When I was growing up, I frequently went with my grandparents to a cabin we had on 20 acres outside of Oklahoma City (the location of our cabin is shown with a blue dot on the attached map). My grandparents had owned a cabin on a lake further away but sold it to buy this one closer to Oklahoma City during World War II because of gas rationing.
I’m an only child so there wasn’t much to do there, but from the ages of 7 to 25 I spent almost all of my time out there bushwhacking around a small stream that ran through our property just as my mother when she was young. She loved the cabin as much as I, but she missed being near a lake. There was a very small lake six miles away, but it was in a gated community so it was off-limits to everybody else unless we snuck in!
The stream near our cabin (shown in dark blue on the attached map) was barely deep enough to go over my feet, but the lush riparian area was a cool place to escape from the blazing 100* heat of Oklahoma summers since our cabin didn’t have any air conditioning. I would take a trail that went down to the stream at a point where there was a very small and short tributary that entered the larger stream. The water in that small tributary (shown in aqua on the attached map) was barely a trickle and doesn’t even show up as a stream on government maps. But if one hiked upstream a tough quarter of a mile from that point, one would be rewarded with watercress that grew wild there! Some people thought my grandfather was fibbing when he shared his wild watercress with others, but the conditions just happened to be perfect there for it to grow. I’m not crazy about many greens, but I loved eating that wild watercress with a little salt on it! In addition to the small tributary providing watercress, the larger stream was the source of high-quality drinking water at our cabin.
Sometimes I would just take off my shoes and walk around in the larger stream; feeling the water and red sand flow through my toes. I learned to stay away from some areas that tended to suck my feet down like quicksand. A short way upstream there was a small red rock cliff about 20 feet high where I carved my initials. Upon examination of the cliff, I saw where my mother had also carved in her name when she was just a teenager.

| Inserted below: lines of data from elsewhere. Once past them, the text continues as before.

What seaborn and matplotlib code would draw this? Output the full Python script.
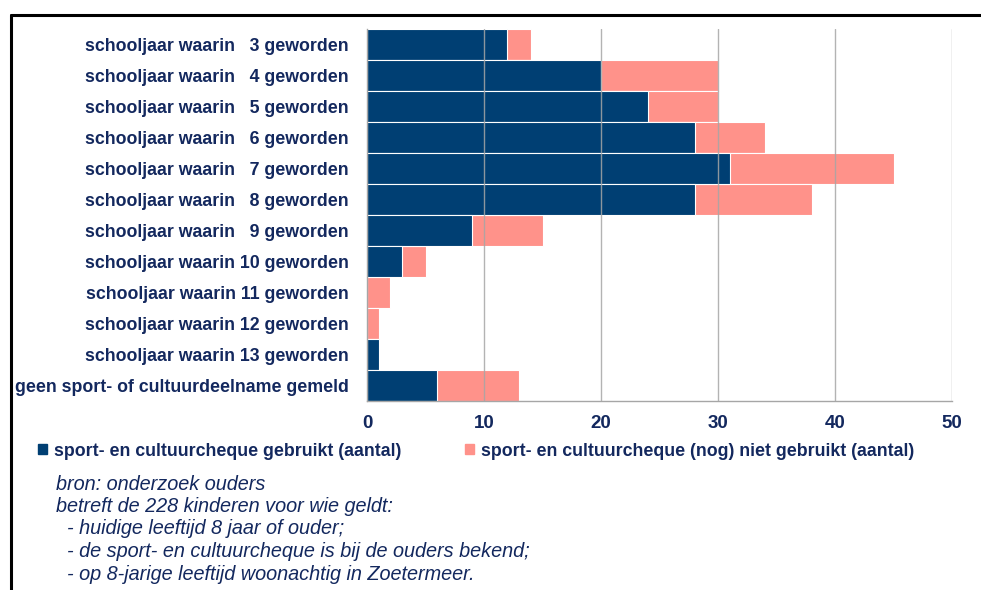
import numpy as np
import pandas as pd
import matplotlib
matplotlib.use("Agg")
import matplotlib.pyplot as plt
import seaborn as sns
from matplotlib.patches import Patch
from matplotlib.lines import Line2D

# ── Data ──────────────────────────────────────────────────────────────────────
categories = [
    "schooljaar waarin   3 geworden",
    "schooljaar waarin   4 geworden",
    "schooljaar waarin   5 geworden",
    "schooljaar waarin   6 geworden",
    "schooljaar waarin   7 geworden",
    "schooljaar waarin   8 geworden",
    "schooljaar waarin   9 geworden",
    "schooljaar waarin 10 geworden",
    "schooljaar waarin 11 geworden",
    "schooljaar waarin 12 geworden",
    "schooljaar waarin 13 geworden",
    "geen sport- of cultuurdeelname gemeld",
]
gebruikt = [12, 20, 24, 28, 31, 28, 9, 3, 0, 0, 1, 6]
niet_gebruikt = [2, 10, 6, 6, 14, 10, 6, 2, 2, 1, 0, 7]
series_names = [
    "sport- en cultuurcheque gebruikt (aantal)",
    "sport- en cultuurcheque (nog) niet gebruikt (aantal)",
]
x_ticks = [0, 10, 20, 30, 40, 50]

notes = [
    "bron: onderzoek ouders",
    "betreft de 228 kinderen voor wie geldt:",
    "  - huidige leeftijd 8 jaar of ouder;",
    "  - de sport- en cultuurcheque is bij de ouders bekend;",
    "  - op 8-jarige leeftijd woonachtig in Zoetermeer.",
]

# ── Style ─────────────────────────────────────────────────────────────────────
BLUE = "#003f73"
SALMON = "#ff928a"
NAVY = "#13285e"
GRID = "#a6a6a6"

sns.set_style("white")
plt.rcParams["font.family"] = ["Liberation Sans", "DejaVu Sans"]

df = pd.DataFrame({
    "categorie": categories,
    "gebruikt": gebruikt,
    "totaal": np.array(gebruikt) + np.array(niet_gebruikt),
})

fig = plt.figure(figsize=(9.81, 5.90), dpi=100)
ax = fig.add_axes([367 / 981, 1 - 401 / 590, (952 - 367) / 981, (401 - 29) / 590])

sns.barplot(data=df, y="categorie", x="totaal", color=SALMON, orient="h",
            width=1.0, edgecolor="white", linewidth=0.8, saturation=1, ax=ax)
sns.barplot(data=df, y="categorie", x="gebruikt", color=BLUE, orient="h",
            width=1.0, edgecolor="white", linewidth=0.8, saturation=1, ax=ax)

ax.set_xlim(0, 50)
ax.set_ylim(len(categories) - 0.5, -0.5)
ax.set_xticks(x_ticks)
ax.set_xlabel("")
ax.set_ylabel("")

for v in x_ticks[1:]:
    ax.axvline(v, color=GRID, lw=1.0, alpha=0.85, zorder=5)

for side in ["top", "right"]:
    ax.spines[side].set_visible(False)
for side in ["left", "bottom"]:
    ax.spines[side].set_color(GRID)
    ax.spines[side].set_linewidth(1.0)

ax.set_yticks(range(len(categories)))
ax.set_yticklabels(categories)
ax.set_yticks(np.arange(-0.5, len(categories), 1.0), minor=True)
ax.tick_params(axis="y", which="major", length=0, pad=13,
               labelsize=12.8, labelcolor=NAVY)
ax.tick_params(axis="y", which="minor", length=6, width=1.0, color=GRID)
ax.tick_params(axis="x", which="major", length=5, width=1.0, color=GRID,
               labelsize=13.5, labelcolor=NAVY, pad=5)
for lbl in ax.get_yticklabels() + ax.get_xticklabels():
    lbl.set_fontweight("bold")

# ── Legend ────────────────────────────────────────────────────────────────────
handles = [Patch(facecolor=BLUE, edgecolor=BLUE),
           Patch(facecolor=SALMON, edgecolor=SALMON)]
leg = fig.legend(handles, series_names, ncol=2, loc="center left",
                 bbox_to_anchor=(31 / 981, 1 - 451 / 590), frameon=False,
                 handlelength=0.5, handleheight=0.5, handletextpad=0.4,
                 columnspacing=3.6, borderaxespad=0,
                 prop={"size": 12.8, "weight": "bold"})
for t in leg.get_texts():
    t.set_color(NAVY)

# ── Notes ─────────────────────────────────────────────────────────────────────
for i, line in enumerate(notes):
    fig.text(56 / 981, 1 - (484 + i * 22.5) / 590, line, fontsize=14.3,
             style="italic", color=NAVY, va="center", ha="left")

# ── Frame (top and left edges) ────────────────────────────────────────────────
fig.add_artist(Line2D([11 / 981, 1.0], [1 - 15 / 590, 1 - 15 / 590],
                      transform=fig.transFigure, color="black", lw=2.2))
fig.add_artist(Line2D([11 / 981, 11 / 981], [0.0, 1 - 15 / 590],
                      transform=fig.transFigure, color="black", lw=2.2))

fig.savefig("out.png", dpi=100)
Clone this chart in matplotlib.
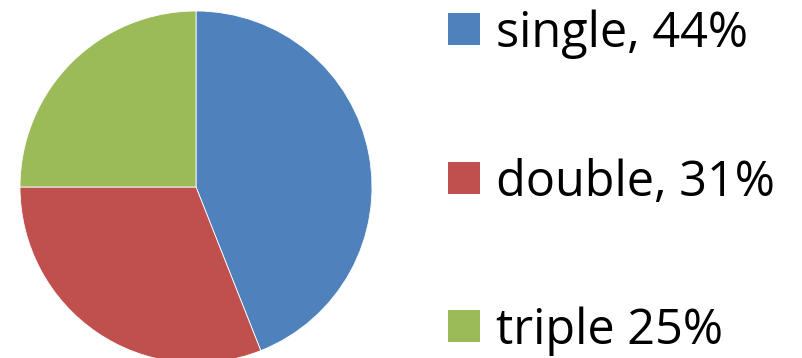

On days I felt adventurous, I would head upstream in search of the mouth of that stream. It was a hard hike climbing over obstacles such as fallen trees and barbed wire fences. As a result, I ended up only going about a half a mile to a road and never reached the mouth of that stream. My mother had also gone upstream to find its origins but didn’t reach it either. I had no idea how far the stream ran and was apprehensive about following the stream through other people’s property. Since then I have looked at maps of Oklahoma streams and saw that I had been just three-fourths of a mile from the stream’s origin when I stopped.

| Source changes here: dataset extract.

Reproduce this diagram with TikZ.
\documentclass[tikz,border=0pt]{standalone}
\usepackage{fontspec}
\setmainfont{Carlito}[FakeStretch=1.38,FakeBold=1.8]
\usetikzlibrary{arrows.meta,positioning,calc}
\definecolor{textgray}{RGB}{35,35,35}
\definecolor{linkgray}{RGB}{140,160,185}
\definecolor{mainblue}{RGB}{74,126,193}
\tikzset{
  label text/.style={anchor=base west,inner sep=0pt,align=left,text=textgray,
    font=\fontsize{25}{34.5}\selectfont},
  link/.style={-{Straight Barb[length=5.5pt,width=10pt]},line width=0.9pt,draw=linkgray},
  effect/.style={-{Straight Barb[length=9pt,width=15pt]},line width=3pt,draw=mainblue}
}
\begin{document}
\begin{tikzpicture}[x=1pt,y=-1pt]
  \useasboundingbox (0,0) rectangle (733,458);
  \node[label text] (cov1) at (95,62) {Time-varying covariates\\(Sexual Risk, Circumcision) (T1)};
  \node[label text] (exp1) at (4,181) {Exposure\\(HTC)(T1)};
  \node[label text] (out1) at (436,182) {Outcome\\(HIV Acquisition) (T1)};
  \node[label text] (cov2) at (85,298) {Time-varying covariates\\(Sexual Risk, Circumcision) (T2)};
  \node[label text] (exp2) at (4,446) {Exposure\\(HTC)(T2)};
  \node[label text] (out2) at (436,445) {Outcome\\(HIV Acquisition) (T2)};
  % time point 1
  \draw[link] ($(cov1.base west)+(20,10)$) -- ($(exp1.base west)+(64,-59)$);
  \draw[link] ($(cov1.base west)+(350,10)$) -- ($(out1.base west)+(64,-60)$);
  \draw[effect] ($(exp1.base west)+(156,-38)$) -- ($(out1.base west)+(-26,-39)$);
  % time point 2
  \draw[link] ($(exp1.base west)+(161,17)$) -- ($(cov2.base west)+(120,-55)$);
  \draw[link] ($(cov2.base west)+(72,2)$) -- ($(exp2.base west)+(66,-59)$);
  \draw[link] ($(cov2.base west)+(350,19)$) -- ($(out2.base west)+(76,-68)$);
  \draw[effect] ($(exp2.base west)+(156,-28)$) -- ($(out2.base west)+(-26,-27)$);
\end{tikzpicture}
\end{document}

On some days, I would venture downstream to some random point where I would begin bushwhacking east through the trees and underlying thorns to see if I could make it back to our cabin. I would know I was on the right track when I found myself in an open area on the adjacent acreage where there was just a stone chimney and stone remanents of the outline of a cabin that had burned down decades before. Other times when I went downstream, I would turn west at some random point and go through the thorny trees until I came upon a large open area where a neighbor had grazing cattle. I would continue through until I reached a road that I followed back. Though I didn’t know it then, our stream would continue another mile until it reached the Deep Fork River which is one of the major rivers in Oklahoma.
When I was 25, I moved to Pennsylvania to continue my graduate studies. Soon after that, the U.S. Army Corps of Engineers (USACE) began condemning land just north of that road I reached after cutting through the land of grazing cattle. When I was 26, USACE built an 1800-acre reservoir – Lake Arcadia – for drinking water to nearby cities, for recreation, and for flood control. Our stream ended up going to one of the arms of that Lake.
I spent many hours of my youth hiking along less than a mile of this 2.7-mile stream. Though this wasn’t very far in distance, through this stream I developed a love for the outdoors and honed my instincts to be able to bushwhack through unknown areas without getting lost. My abhorrence of the trash that people dumped around this stream near the roads led me later to adopt a local watershed and work with others to clean it up such as during America Rivers’ National Rivers Cleanup every spring. Finally, my mother had a cabin near a lake like she always wanted since our stream feeds Lake Arcadia!